The second factor here strongly favors admission of the evidence. The Court reasoned that because the warrant was valid, it predated Officer Fackrell’s investigation, and was entirely unconnected to the stop. Officer Fackrell’s arrest of Strieff was purely a ministerial act that was compelled by the pre-existing warrant. After the discovery of Strieff’s warrant, Officer Fackrell was authorized to arrest Strieff and thus the search incident to the arrest was lawful. The discovery of the warrant was a valid intervening circumstance between the unlawful stop and the then lawful arrest and search.

The third factor also strongly favored admission of the evidence. The purpose of the exclusionary rule is to deter police misconduct and the third factor reflects that purpose by favoring exclusion only when the police misconduct is purposeful or flagrant. The Court determined that Officer Fackrell’s actions were at most negligent. He made two mistakes. First, he failed to observe when Strieff entered the residence. This would have allowed Officer Fackrell to determine whether Strieff was a short-term visitor. Second, since Officer Fackrell did not know whether Strieff was a short-term visitor, Officer Fackrell should have asked, rather than demanded, to speak with Strieff. The Court determined that while Officer Fackrell’s decision to make the stop was misled, his conduct thereafter was lawful and did not rise to the level of purposeful or flagrant misconduct.

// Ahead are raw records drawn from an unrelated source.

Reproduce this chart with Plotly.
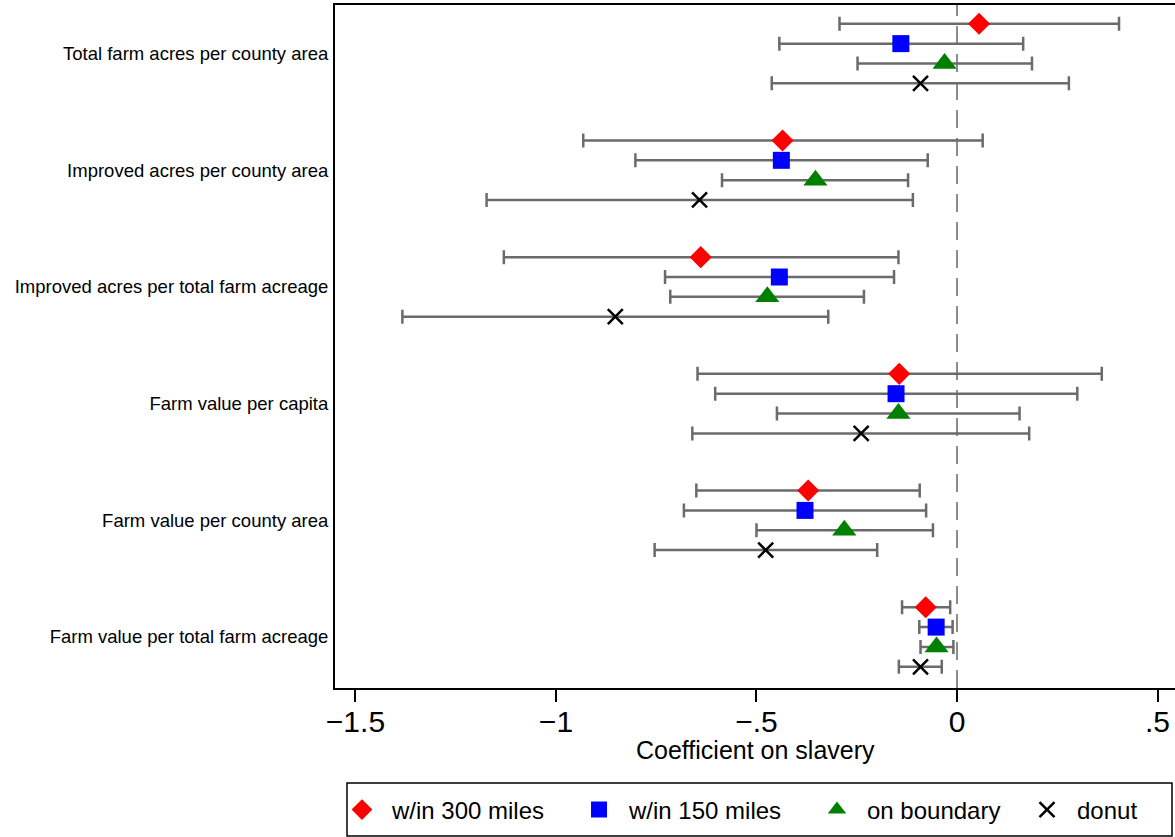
import plotly.graph_objects as go

categories = [
    "Total farm acres per county area",
    "Improved acres per county area",
    "Improved acres per total farm acreage",
    "Farm value per capita",
    "Farm value per county area",
    "Farm value per total farm acreage",
]

series_names = ["w/in 300 miles", "w/in 150 miles", "on boundary", "donut"]

# point estimates, lower CI, upper CI per series (one value per category)
est_300 = [0.055, -0.435, -0.639, -0.144, -0.371, -0.078]
lo_300 = [-0.293, -0.932, -1.130, -0.647, -0.650, -0.137]
hi_300 = [0.404, 0.064, -0.146, 0.361, -0.093, -0.017]

est_150 = [-0.140, -0.438, -0.443, -0.152, -0.379, -0.052]
lo_150 = [-0.443, -0.802, -0.728, -0.603, -0.681, -0.094]
hi_150 = [0.165, -0.073, -0.157, 0.300, -0.077, -0.011]

est_bnd = [-0.031, -0.353, -0.473, -0.146, -0.281, -0.051]
lo_bnd = [-0.248, -0.586, -0.715, -0.449, -0.500, -0.091]
hi_bnd = [0.187, -0.122, -0.232, 0.156, -0.060, -0.009]

est_don = [-0.091, -0.642, -0.852, -0.239, -0.477, -0.091]
lo_don = [-0.462, -1.173, -1.383, -0.660, -0.754, -0.145]
hi_don = [0.279, -0.110, -0.321, 0.180, -0.199, -0.038]

x_tickvals = [-1.5, -1, -0.5, 0, 0.5]
x_ticktext = ["\u22121.5", "\u22121", "\u2212.5", "0", ".5"]
x_title = "Coefficient on slavery"

ests = [est_300, est_150, est_bnd, est_don]
los = [lo_300, lo_150, lo_bnd, lo_don]
his = [hi_300, hi_150, hi_bnd, hi_don]
offsets = [-0.255, -0.085, 0.085, 0.255]
symbols = ["diamond", "square", "triangle-up", "x-thin"]
colors = ["#ff0000", "#0000ff", "#008000", "#000000"]
sizes = [17, 17, 21, 15]
legend_ids = ["legend", "legend2", "legend3", "legend4"]
legend_x = [-0.0036, 0.2786, 0.5619, 0.8119]

FONT = "Liberation Sans, Arial, sans-serif"

fig = go.Figure()
for name, e, lo, hi, off, sym, col, sz, lg in zip(series_names, ests, los, his, offsets,
                                                  symbols, colors, sizes, legend_ids):
    ys = [i + 1 + off for i in range(len(categories))]
    marker = dict(symbol=sym, color=col, size=sz)
    if sym == "x-thin":
        marker["line"] = dict(color=col, width=2.5)
    else:
        marker["line"] = dict(width=0)
    fig.add_trace(go.Scatter(
        x=e, y=ys, mode="markers", name=name, marker=marker, legend=lg,
        error_x=dict(type="data", symmetric=False,
                     array=[h - v for h, v in zip(hi, e)],
                     arrayminus=[v - l for v, l in zip(e, lo)],
                     color="#6b6b6b", thickness=2.5, width=7),
    ))

fig.add_shape(type="line", x0=0, x1=0, y0=0, y1=1, xref="x", yref="paper",
              line=dict(color="#8c8c8c", width=2, dash="18px,10px"), layer="below")

# legend frame
fig.add_shape(type="rect", xref="paper", yref="paper",
              x0=0.01429, x1=0.99643, y0=-0.2167, y1=-0.1391,
              line=dict(color="black", width=1.5), fillcolor="rgba(0,0,0,0)")

# x-axis title
fig.add_annotation(text=x_title, xref="paper", yref="paper", x=0.5, y=-0.0915,
                   xanchor="center", yanchor="middle", showarrow=False,
                   font=dict(size=25, family=FONT, color="black"))

legend_common = dict(orientation="h", xanchor="left", y=-0.1786, yanchor="middle",
                     borderwidth=0, bgcolor="rgba(0,0,0,0)",
                     font=dict(size=24, family=FONT, color="black"), itemwidth=50)

layout_legends = {}
for lg, lx in zip(legend_ids, legend_x):
    layout_legends[lg] = dict(legend_common, x=lx)

fig.update_layout(
    width=1175, height=837,
    margin=dict(l=335, r=0, t=5, b=149),
    paper_bgcolor="white", plot_bgcolor="white",
    font=dict(family=FONT, color="black"),
    showlegend=True,
    xaxis=dict(range=[-1.551, 0.5436], tickvals=x_tickvals, ticktext=x_ticktext,
               showgrid=False, zeroline=False, showline=True, linecolor="black",
               linewidth=2, mirror=True, ticks="outside", ticklen=12, tickwidth=2,
               tickcolor="black", tickfont=dict(size=30, family=FONT),
               ticklabelstandoff=-6),
    yaxis=dict(range=[6.437, 0.584], tickvals=list(range(1, len(categories) + 1)),
               ticktext=categories, showgrid=False, zeroline=False, showline=True,
               linecolor="black", linewidth=2, mirror=False, ticks="",
               tickfont=dict(size=18.5, family=FONT), ticklabelstandoff=1),
    **layout_legends,
)

fig.write_html("out.html")
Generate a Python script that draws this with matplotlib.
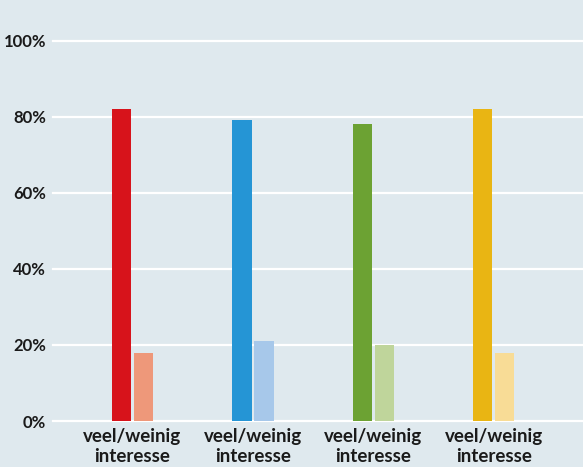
import matplotlib.pyplot as plt
import numpy as np

# Waarden per groep (in %)
groups = ["veel/weinig\ninteresse"] * 4
veel = [82, 79, 78, 82]
weinig = [18, 21, 20, 18]
dark_colors = ["#d7131b", "#2595d5", "#6ca233", "#e9b513"]
light_colors = ["#ee987a", "#a7c8ea", "#bfd59b", "#f8dc96"]
yticks = [0, 20, 40, 60, 80, 100]
ytick_labels = ["0%", "20%", "40%", "60%", "80%", "100%"]

bg = "#dfe9ee"
plt.rcParams['font.family'] = ['Lato', 'DejaVu Sans']

fig = plt.figure(figsize=(5.83, 4.67), dpi=100, facecolor=bg)
ax = fig.add_axes([53 / 583, 46 / 467, 530 / 583, 380.5 / 467])
ax.set_facecolor(bg)

x = np.arange(len(groups))
w = 0.158
off = 0.0913
ax.bar(x - off, veel, width=w, color=dark_colors, zorder=3)
ax.bar(x + off, weinig, width=w, color=light_colors, zorder=3)

ax.set_xlim(-0.66, 3.739)
ax.set_ylim(0, 100)
ax.set_yticks(yticks)
ax.set_yticklabels(ytick_labels, fontsize=12, fontweight='bold', color='#1a1a1a')
ax.set_xticks(x)
ax.set_xticklabels(groups, fontsize=13.5, fontweight='bold', color='#1a1a1a', linespacing=1.2)
ax.tick_params(length=0)
ax.tick_params(axis='y', pad=5)
ax.tick_params(axis='x', pad=5)

for y in yticks:
    ax.axhline(y, color='white', lw=1.6, zorder=1, clip_on=False)

for s in ax.spines.values():
    s.set_visible(False)

fig.savefig("out.png", dpi=100, facecolor=bg)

The Court held that the drug evidence Strieff possessed was admissible because the unlawful stop was sufficiently attenuated by the pre-existing arrest warrant. The Court reasoned that the proximity of the illegal stop to the discovery of the evidence was outweighed by the intervening circumstance of the outstanding arrest warrant, and by the lack of evidence that Officer Fackrell’s illegal stop was purposeful or flagrant misconduct.